The foregoing description of the retention grants of restricted stock does not purport to be complete and is subject to, and qualified in its entirety by, the full text of the award agreement, a form of which is attached hereto as Exhibit 10.2 and incorporated herein by reference





Performance Awards


The Committee modified outstanding performance awards previously granted to our named executive officers. When the Committee granted the awards, it reserved discretion to make adjustments in measuring performance for restructurings, reorganizations, acquisitions, dispositions, and similar changes. The Committee exercised its reserved discretion to approve a modification of the performance awards for each of the named executive officers other than Mr. Stegeman in connection with the Transaction. As a result, due to the changing nature and relevance of the performance goals after the divestiture of the White Cap business, payout under these awards will be based on the cumulative adjusted earnings per share and cumulative free cash flow actual results against targets through the end of fiscal 2019. Consistent with the terms of the original grant agreements, payout will continue to be made at end of the original three-year performance period and grants will continue to be subject to the other terms of the award agreement. Mr. Stegeman's performance awards will be forfeited and cancelled upon his termination of employment with the Company in connection with the Transaction.

Full details regarding the targets and actual results for the modified awards will be included in the Company's proxy statement for its 2021 annual meeting of stockholders.

Item 7.01. Regulation FD Disclosure.

On August 11, 2020, the Company published a press release announcing the Transaction. A copy of the press release is filed as Exhibit 99.1 to this Current Report on Form 8-K and is incorporated herein by reference.

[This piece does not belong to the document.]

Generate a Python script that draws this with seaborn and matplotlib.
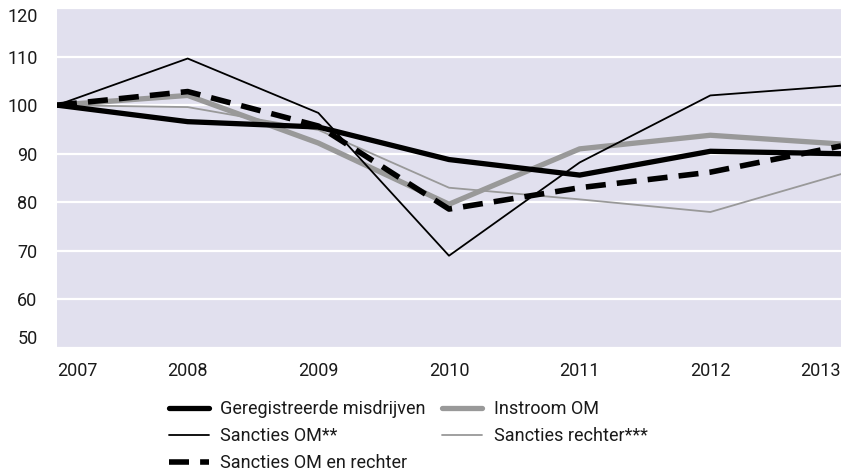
import pandas as pd
import matplotlib
matplotlib.use("Agg")
import matplotlib.pyplot as plt
import seaborn as sns

# index 2007 = 100
years = [2007, 2008, 2009, 2010, 2011, 2012, 2013]
geregistreerd = [100, 96.6, 95.5, 88.8, 85.6, 90.5, 90.0]
instroom_om = [100, 102.0, 92.2, 79.6, 91.0, 93.8, 92.0]
sancties_om = [100, 109.6, 98.4, 69.0, 88.2, 102.0, 104.0]
sancties_rechter = [100, 99.6, 94.9, 83.0, 80.6, 78.0, 85.8]
sancties_om_rechter = [100, 102.8, 95.7, 78.6, 83.0, 86.2, 91.6]
y_ticks = [50, 60, 70, 80, 90, 100, 110, 120]

sns.set_theme(style="darkgrid")
plt.rcParams["font.family"] = ["Roboto", "DejaVu Sans"]

fig = plt.figure(figsize=(8.41, 4.75), dpi=100)
ax = fig.add_axes([57 / 841, 1 - 348 / 475, 1 - 57 / 841, 340 / 475])
ax.set_facecolor("#e1e0ee")

grey = "#999999"
sns.lineplot(x=years, y=instroom_om, ax=ax, color=grey, linewidth=3.8,
             label="Instroom OM")
sns.lineplot(x=years, y=sancties_rechter, ax=ax, color=grey, linewidth=1.3,
             label="Sancties rechter***")
sns.lineplot(x=years, y=geregistreerd, ax=ax, color="black", linewidth=3.8,
             label="Geregistreerde misdrijven")
sns.lineplot(x=years, y=sancties_om_rechter, ax=ax, color="black", linewidth=4.0,
             linestyle=(0, (3.6, 2.0)), label="Sancties OM en rechter")
sns.lineplot(x=years, y=sancties_om, ax=ax, color="black", linewidth=1.3,
             label="Sancties OM**")

ax.set_xlim(2007, 2013)
ax.set_ylim(50, 120)
ax.set_yticks(y_ticks)
ax.set_xticks(years)
ax.set_xticklabels([str(y) for y in years])
ax.grid(axis="x", visible=False)
ax.grid(axis="y", color="white", linewidth=1.6)
for s in ax.spines.values():
    s.set_visible(False)
ax.tick_params(axis="y", length=0, pad=14, labelsize=13, labelcolor="#1a1a1a")
ax.tick_params(axis="x", length=0, pad=10, labelsize=13, labelcolor="#1a1a1a")
xlabels = ax.get_xticklabels()
xlabels[0].set_ha("left")
xlabels[-1].set_ha("right")
ylabels = ax.get_yticklabels()
ylabels[0].set_va("bottom")
ylabels[-1].set_va("top")
ax.set_xlabel("")
ax.set_ylabel("")

handles, names = ax.get_legend_handles_labels()
lookup = dict(zip(names, handles))
order = ["Geregistreerde misdrijven", "Sancties OM**", "Sancties OM en rechter",
         "Instroom OM", "Sancties rechter***"]
ax.legend([lookup[n] for n in order], order, ncol=2, frameon=False,
          loc="upper left", bbox_to_anchor=(169 / 841, 1 - 400 / 475),
          bbox_transform=fig.transFigure, borderaxespad=0, borderpad=0,
          fontsize=13, handlelength=2.2, handletextpad=0.65,
          columnspacing=0.9, labelspacing=0.5, labelcolor="#1a1a1a")

fig.savefig("out.png", dpi=100)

Item 9.01 Financial Statements and Exhibits.





(d) Exhibits



Exhibit No.   Description of Exhibits

    2.1         Transaction Agreement, dated as of August 10, 2020, by and between HD
              Supply, Inc. and AppleCaramel Buyer, LLC*

   10.1         Form of Transaction Bonus Agreement for John A. Stegeman

   10.2         Form of Restricted Stock Award Agreement - Executive Officer Retention
              Grant

   99.1         Press Release of HD Supply Holdings, Inc., dated August 11, 2020

    104       Cover Page Interactive Data File (embedded within the Inline XBRL
              document)


* Schedules and exhibits have been omitted pursuant to Item 601(b)(2) of Regulation S-K. HD Supply Holdings, Inc. and HD Supply, Inc. will furnish the omitted schedules and exhibits to the Securities and Exchange Commission upon request.